SOKULLU'NUN VARİSLERİ

Tiyatro sanatçısı Ayşegül Atik'in de aralarında bulunduğu 16 varis, geçtiğimiz yıllarda Osmanlı Sadrazamı Sokullu Mehmet Paşa'nın 14'üncü kuşak mirasçıları oldukları iddiasıyla mahkemeye başvuruda bulunmuştu. Varisler, önce Osmanlı İmparatorluğu'nda 1565-1579 yılları arasında Kanuni Sultan Süleyman, 2'nci Selim ve 3'üncü Murat'a sadrazamlık yapmış Sokullu Mehmet Paşa'nın soy ağacının çıkarılarak 'vakıf evladı' olduklarının tespiti ardından da taşınmazlardan elde edilen gelirden faydalanma talebinde bulunmuşlardı. Bilirkişi raporuyla Sokullu'nun varisi olduğu ispatlanan davacıların açtığı dava karara bağlandı ve varisler senede belli bir ücret alıyor.

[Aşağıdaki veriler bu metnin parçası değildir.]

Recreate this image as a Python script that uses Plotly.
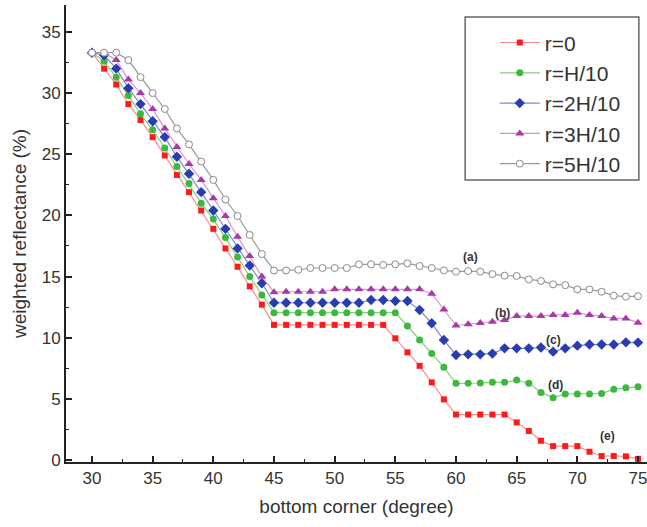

MİLYAR DOLARLIK MİRAS DAVASI

l Bahriye Nazırı Hasan Hüsnü Paşa’nın değeri milyar dolarla ölçülen mirası için tam yıllardır hukuk savaşı yaşanıyor.

l Muğla'nın Bodrum ilçesinde Osmanlı döneminde yaşamış Voyvoda Hacı Hüseyin Ağa isimli şahıstan miras kalan arsalar 200 yıl sonra 800 kişiye bölüştürülerek satılacak.

l Osmanlı İmparatorluğu’nda 1800’lü yılların başında Karaman Valiliği yapan, Nizam-ı Cedid ve Sekban-ı Cedid ordularını komuta ettikten sonra boğularak öldürülen Kadı Abdurrahman Paşa’nın torunları miras için dava açtı. Paşa’nın Antalya, Konya, Muğla ve Trakya’nın yanı sıra Şam’daki Emevi Camisi’nin çevresinde de büyük arazileri bulunuyor.